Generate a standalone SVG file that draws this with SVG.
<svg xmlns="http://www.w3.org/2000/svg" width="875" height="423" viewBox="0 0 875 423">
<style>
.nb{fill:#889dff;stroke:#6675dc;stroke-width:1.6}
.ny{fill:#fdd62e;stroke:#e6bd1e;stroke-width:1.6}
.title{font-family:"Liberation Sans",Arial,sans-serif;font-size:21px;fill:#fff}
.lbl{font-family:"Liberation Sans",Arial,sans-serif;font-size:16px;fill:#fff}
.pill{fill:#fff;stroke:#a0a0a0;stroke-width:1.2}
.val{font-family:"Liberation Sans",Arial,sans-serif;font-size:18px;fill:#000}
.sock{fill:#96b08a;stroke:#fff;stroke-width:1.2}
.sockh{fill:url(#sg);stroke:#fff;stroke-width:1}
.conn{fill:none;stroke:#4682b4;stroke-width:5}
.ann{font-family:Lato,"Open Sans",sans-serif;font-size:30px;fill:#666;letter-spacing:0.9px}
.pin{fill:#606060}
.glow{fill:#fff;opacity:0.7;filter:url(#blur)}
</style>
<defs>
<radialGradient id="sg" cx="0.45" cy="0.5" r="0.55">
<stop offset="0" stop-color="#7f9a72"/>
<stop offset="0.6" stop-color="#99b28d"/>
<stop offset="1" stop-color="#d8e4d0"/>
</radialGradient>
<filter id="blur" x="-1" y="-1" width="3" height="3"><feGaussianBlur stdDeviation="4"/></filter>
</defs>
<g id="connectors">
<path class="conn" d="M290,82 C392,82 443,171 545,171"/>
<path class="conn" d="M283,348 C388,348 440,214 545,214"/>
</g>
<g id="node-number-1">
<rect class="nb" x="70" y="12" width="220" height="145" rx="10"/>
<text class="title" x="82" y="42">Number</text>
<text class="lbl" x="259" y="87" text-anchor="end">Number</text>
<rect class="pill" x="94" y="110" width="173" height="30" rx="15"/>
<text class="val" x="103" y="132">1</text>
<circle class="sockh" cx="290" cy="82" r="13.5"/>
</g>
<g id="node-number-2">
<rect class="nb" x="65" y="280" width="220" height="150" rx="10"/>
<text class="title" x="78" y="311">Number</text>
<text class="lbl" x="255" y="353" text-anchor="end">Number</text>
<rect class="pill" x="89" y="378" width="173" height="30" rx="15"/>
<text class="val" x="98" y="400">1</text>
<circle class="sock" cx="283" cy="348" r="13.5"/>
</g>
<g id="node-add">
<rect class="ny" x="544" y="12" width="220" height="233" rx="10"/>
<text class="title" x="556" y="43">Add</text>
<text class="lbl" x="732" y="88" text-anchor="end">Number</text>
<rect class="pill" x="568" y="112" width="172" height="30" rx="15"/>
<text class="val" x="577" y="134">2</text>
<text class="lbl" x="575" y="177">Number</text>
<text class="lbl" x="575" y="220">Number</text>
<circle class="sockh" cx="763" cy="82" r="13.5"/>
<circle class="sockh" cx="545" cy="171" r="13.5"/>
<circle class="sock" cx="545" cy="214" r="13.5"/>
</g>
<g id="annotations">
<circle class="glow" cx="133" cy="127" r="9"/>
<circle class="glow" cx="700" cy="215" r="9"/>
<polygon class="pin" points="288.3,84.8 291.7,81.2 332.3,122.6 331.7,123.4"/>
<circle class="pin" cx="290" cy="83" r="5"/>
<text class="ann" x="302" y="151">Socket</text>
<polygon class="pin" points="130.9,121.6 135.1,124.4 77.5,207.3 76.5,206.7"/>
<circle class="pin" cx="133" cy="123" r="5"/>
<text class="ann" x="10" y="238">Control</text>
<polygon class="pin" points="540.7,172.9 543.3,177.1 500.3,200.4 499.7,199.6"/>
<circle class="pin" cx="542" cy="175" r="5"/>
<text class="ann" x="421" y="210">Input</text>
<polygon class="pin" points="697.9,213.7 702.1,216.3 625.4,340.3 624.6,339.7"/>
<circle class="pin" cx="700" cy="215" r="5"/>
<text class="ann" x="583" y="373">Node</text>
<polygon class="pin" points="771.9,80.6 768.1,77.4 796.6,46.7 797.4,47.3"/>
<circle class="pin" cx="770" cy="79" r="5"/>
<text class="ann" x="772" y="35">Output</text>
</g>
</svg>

------------------------------------------------------------------------

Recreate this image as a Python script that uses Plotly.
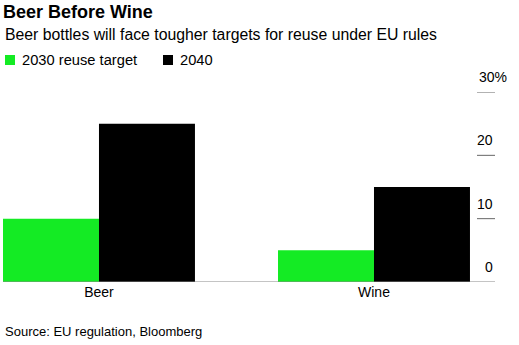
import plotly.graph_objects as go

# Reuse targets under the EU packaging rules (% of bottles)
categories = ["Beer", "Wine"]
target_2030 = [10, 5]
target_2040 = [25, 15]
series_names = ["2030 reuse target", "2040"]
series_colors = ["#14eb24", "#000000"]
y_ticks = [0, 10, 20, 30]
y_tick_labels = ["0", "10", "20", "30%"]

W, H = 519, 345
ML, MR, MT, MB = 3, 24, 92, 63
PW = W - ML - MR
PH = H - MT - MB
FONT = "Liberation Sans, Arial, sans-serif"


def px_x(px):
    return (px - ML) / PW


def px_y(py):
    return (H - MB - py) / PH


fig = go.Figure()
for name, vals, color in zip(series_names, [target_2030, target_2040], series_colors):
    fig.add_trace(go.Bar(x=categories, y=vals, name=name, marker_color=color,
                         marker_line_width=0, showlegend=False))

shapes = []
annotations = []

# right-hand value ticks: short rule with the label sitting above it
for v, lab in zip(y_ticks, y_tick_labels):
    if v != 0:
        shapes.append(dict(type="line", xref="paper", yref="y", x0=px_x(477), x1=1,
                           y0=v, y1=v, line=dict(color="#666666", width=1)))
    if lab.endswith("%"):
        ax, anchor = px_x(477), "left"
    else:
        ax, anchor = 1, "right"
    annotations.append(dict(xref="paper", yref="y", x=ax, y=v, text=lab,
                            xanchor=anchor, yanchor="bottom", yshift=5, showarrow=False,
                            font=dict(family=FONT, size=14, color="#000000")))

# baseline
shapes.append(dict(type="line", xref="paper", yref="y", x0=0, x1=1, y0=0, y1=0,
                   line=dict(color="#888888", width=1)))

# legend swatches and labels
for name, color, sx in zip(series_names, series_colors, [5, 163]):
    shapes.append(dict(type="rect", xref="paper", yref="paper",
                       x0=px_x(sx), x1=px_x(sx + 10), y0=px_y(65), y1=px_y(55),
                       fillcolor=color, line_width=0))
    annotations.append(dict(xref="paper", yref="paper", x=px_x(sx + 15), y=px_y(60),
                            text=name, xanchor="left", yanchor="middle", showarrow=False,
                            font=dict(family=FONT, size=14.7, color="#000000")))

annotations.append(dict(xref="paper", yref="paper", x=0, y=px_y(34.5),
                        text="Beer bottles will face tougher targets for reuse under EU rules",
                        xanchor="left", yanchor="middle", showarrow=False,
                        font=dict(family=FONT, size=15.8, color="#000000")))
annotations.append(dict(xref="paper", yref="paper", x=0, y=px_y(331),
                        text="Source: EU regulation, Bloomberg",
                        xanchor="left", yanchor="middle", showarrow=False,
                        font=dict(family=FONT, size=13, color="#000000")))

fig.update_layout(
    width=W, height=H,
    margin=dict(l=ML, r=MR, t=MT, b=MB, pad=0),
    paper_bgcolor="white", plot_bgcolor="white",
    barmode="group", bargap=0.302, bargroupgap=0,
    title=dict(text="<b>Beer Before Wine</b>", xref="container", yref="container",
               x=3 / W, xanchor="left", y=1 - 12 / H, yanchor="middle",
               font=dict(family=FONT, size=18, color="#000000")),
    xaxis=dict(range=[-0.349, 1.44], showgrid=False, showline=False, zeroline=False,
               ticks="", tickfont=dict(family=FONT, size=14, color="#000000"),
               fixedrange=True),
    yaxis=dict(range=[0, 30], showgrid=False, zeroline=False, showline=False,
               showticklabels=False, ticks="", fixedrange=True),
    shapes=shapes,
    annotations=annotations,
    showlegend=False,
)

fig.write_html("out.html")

------------------------------------------------------------------------

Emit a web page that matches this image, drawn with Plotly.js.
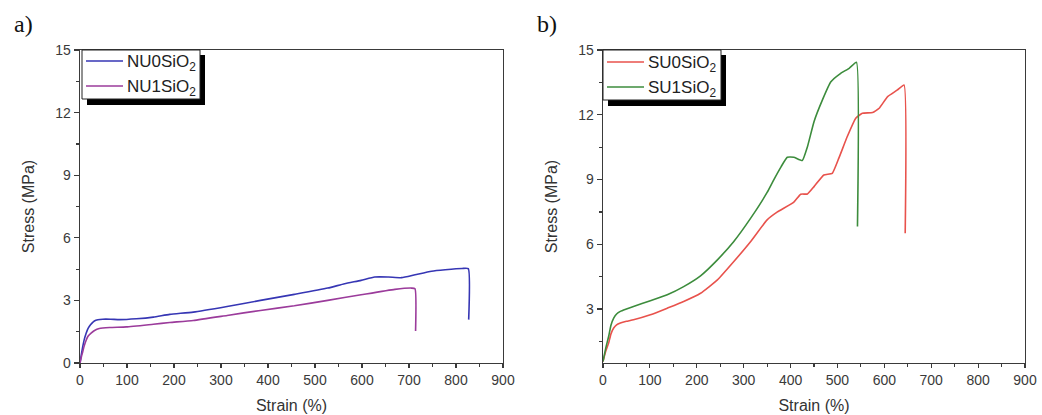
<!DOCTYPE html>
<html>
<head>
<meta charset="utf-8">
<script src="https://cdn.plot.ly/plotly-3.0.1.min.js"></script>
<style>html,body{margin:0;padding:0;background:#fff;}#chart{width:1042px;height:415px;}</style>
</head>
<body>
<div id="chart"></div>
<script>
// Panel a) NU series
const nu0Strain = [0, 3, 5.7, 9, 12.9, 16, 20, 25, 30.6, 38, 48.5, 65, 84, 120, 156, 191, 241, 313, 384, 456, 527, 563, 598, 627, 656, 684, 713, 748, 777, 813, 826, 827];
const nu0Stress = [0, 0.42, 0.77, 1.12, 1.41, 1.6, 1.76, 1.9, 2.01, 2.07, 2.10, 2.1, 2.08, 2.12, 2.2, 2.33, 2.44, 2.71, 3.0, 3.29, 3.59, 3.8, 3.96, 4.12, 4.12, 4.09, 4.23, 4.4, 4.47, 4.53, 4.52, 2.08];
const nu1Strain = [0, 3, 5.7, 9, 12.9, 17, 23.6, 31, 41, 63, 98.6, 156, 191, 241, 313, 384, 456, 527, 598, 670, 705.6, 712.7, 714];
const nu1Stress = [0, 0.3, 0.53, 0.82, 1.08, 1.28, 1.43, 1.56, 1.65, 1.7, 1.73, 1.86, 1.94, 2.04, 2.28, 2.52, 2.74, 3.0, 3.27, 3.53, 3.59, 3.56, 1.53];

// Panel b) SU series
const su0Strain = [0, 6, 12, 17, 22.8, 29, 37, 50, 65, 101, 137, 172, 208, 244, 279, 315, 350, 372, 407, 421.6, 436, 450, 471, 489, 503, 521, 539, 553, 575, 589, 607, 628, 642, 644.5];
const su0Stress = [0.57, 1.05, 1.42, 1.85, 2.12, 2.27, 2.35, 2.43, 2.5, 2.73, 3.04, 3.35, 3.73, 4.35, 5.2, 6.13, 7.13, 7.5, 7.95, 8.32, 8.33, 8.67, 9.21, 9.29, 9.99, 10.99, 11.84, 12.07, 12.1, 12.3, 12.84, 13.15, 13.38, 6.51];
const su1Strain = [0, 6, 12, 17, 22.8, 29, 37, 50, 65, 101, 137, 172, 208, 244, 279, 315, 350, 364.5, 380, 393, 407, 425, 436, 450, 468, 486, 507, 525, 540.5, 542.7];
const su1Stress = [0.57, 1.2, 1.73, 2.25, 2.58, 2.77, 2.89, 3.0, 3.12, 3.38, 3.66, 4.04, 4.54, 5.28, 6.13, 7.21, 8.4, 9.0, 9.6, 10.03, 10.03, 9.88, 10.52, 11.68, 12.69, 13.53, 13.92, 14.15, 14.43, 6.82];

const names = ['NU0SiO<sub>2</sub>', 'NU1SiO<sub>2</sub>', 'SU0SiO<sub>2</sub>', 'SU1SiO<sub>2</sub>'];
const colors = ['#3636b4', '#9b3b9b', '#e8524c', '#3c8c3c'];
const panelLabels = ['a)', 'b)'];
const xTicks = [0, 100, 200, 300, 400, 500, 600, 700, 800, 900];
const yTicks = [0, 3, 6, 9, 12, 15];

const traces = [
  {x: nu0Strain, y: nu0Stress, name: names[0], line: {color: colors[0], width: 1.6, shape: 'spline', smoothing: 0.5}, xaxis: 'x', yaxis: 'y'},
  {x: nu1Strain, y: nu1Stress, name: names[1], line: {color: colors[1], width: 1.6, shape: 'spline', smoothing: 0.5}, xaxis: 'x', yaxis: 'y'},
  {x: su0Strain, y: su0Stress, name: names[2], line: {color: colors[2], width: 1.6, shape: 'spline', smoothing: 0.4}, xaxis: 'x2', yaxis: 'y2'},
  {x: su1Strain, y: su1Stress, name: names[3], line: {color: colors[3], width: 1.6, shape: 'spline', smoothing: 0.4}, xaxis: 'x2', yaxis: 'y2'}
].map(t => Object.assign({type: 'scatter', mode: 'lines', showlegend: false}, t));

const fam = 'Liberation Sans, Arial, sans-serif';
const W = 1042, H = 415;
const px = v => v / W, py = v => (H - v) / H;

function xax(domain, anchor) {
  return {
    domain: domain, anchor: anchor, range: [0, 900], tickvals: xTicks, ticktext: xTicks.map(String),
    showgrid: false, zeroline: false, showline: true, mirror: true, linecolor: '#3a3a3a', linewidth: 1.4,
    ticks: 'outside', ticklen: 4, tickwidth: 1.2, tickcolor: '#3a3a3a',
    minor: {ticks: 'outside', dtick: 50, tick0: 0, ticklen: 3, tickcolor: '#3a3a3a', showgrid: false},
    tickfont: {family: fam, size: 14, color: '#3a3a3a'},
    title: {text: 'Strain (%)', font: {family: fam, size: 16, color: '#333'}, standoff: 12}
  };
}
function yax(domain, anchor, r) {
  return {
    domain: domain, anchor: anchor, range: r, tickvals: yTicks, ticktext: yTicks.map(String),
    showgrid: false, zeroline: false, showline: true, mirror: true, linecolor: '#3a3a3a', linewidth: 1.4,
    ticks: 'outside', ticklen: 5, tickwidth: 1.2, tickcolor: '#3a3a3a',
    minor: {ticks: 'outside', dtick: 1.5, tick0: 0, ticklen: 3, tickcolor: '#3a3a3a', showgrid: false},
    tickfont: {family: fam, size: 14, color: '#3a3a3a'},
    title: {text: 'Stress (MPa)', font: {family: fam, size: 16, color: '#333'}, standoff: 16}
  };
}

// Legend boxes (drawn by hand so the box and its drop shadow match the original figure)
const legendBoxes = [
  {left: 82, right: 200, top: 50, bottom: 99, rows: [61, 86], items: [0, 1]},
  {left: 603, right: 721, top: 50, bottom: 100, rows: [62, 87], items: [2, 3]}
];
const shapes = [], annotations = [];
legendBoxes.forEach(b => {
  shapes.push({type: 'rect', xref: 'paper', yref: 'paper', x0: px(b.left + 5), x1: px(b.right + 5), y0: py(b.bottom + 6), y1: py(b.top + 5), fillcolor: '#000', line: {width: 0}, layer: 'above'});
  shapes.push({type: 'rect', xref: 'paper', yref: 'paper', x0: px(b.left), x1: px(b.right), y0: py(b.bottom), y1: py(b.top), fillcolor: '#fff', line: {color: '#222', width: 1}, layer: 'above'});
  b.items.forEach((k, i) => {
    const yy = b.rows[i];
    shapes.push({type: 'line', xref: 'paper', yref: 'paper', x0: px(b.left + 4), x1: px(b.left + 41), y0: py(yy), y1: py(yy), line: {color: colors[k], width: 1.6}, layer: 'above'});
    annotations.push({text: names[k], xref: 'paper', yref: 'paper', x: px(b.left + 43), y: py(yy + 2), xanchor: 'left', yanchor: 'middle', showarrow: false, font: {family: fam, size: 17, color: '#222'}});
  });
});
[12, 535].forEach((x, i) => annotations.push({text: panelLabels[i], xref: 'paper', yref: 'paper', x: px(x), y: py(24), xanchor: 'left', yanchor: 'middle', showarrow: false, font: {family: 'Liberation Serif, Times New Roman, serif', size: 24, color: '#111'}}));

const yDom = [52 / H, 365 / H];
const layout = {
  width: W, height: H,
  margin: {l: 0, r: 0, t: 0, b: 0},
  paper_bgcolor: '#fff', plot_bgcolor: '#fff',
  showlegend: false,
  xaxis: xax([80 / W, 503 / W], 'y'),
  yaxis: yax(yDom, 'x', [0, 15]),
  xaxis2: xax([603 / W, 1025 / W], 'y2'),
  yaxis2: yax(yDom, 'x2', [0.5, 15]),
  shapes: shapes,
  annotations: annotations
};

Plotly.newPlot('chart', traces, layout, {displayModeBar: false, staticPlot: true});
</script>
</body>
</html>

------------------------------------------------------------------------

Look over the material above and show each line where "that" appears.

Solution to the exercise:
Generate a standalone SVG file that draws this with SVG.
Recreate this image as a Python script that uses Plotly.
Emit a web page that matches this image, drawn with Plotly.js.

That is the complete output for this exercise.